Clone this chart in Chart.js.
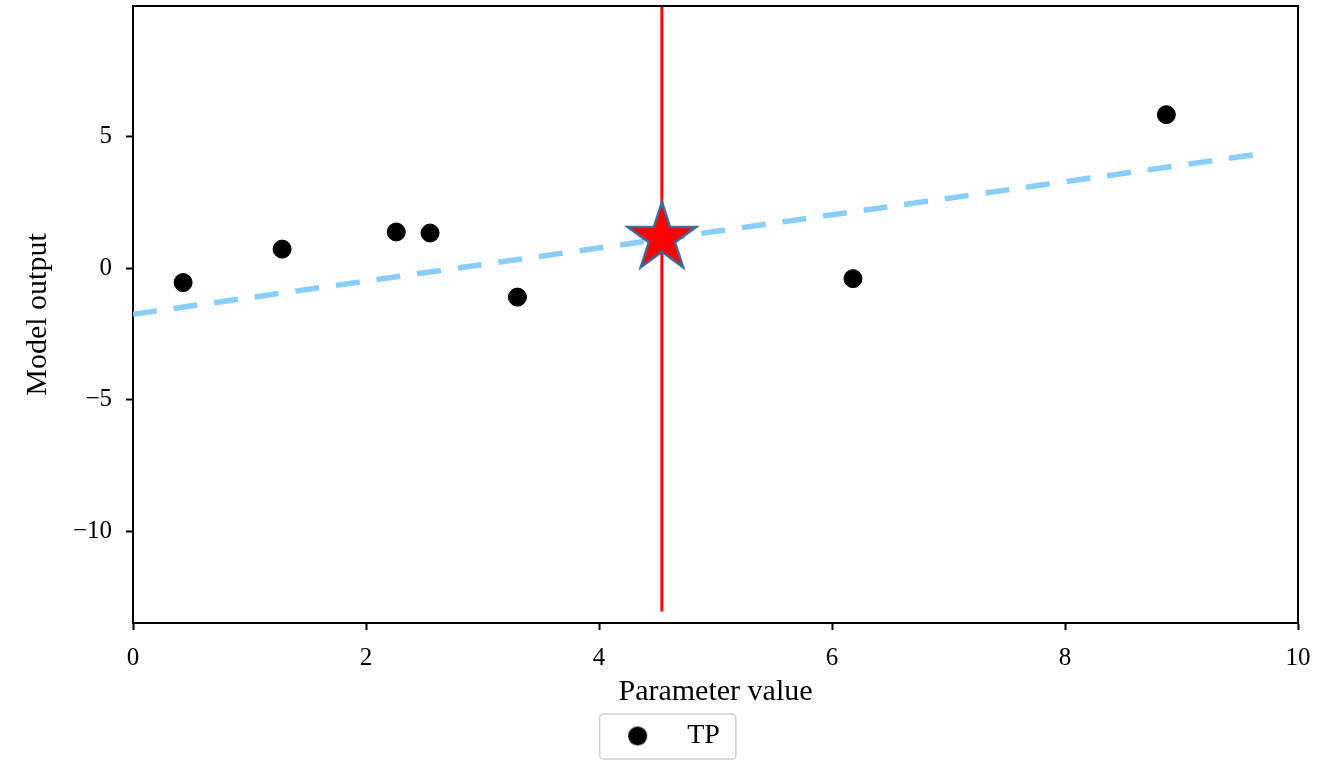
--
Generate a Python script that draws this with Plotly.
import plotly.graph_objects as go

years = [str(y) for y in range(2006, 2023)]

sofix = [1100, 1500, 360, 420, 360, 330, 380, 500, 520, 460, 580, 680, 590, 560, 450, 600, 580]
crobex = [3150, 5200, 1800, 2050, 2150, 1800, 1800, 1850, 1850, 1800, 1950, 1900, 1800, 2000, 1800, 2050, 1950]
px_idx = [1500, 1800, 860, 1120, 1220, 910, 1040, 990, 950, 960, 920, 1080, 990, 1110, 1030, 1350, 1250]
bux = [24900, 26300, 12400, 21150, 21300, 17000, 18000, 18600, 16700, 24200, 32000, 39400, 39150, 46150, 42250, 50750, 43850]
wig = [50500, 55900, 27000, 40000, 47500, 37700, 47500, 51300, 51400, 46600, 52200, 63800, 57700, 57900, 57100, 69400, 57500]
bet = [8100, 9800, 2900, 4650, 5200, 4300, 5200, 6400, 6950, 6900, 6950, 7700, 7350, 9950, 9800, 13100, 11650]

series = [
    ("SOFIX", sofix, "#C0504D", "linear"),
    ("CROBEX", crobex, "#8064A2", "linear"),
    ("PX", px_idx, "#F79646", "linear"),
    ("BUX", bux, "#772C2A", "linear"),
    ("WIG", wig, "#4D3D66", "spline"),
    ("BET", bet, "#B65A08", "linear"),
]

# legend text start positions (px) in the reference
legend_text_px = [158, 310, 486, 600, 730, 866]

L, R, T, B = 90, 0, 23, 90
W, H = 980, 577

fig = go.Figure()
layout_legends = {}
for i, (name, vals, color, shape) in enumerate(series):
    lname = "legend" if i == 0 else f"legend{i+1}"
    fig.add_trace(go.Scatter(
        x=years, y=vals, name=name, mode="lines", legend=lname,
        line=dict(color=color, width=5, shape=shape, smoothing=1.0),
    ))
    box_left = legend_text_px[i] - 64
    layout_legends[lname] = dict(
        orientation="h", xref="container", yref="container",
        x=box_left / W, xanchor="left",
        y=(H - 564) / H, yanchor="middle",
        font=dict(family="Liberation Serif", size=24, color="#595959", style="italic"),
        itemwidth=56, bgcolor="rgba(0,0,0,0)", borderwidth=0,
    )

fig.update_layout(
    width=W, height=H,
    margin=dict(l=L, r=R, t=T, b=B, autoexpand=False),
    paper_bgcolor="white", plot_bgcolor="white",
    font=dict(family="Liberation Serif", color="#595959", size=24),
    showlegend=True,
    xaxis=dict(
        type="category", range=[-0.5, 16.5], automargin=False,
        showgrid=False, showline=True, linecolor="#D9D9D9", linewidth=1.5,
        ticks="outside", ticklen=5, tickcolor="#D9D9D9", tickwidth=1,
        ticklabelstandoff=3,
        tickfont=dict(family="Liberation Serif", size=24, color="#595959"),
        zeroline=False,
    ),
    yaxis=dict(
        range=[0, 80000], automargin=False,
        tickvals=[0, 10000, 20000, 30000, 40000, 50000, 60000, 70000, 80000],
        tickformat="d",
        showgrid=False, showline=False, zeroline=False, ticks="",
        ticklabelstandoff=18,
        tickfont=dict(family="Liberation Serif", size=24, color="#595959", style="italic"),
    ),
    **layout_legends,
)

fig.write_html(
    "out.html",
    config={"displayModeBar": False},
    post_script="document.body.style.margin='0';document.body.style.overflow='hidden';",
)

- _Task prompt_:
Copy out precisely the lines from the line with "Generate a Python" to the line with "9800, 13100, 11650]" in the material above, including those two lines and omitting all the rest.

- _The response_:
Generate a Python script that draws this with Plotly.
import plotly.graph_objects as go

years = [str(y) for y in range(2006, 2023)]

sofix = [1100, 1500, 360, 420, 360, 330, 380, 500, 520, 460, 580, 680, 590, 560, 450, 600, 580]
crobex = [3150, 5200, 1800, 2050, 2150, 1800, 1800, 1850, 1850, 1800, 1950, 1900, 1800, 2000, 1800, 2050, 1950]
px_idx = [1500, 1800, 860, 1120, 1220, 910, 1040, 990, 950, 960, 920, 1080, 990, 1110, 1030, 1350, 1250]
bux = [24900, 26300, 12400, 21150, 21300, 17000, 18000, 18600, 16700, 24200, 32000, 39400, 39150, 46150, 42250, 50750, 43850]
wig = [50500, 55900, 27000, 40000, 47500, 37700, 47500, 51300, 51400, 46600, 52200, 63800, 57700, 57900, 57100, 69400, 57500]
bet = [8100, 9800, 2900, 4650, 5200, 4300, 5200, 6400, 6950, 6900, 6950, 7700, 7350, 9950, 9800, 13100, 11650]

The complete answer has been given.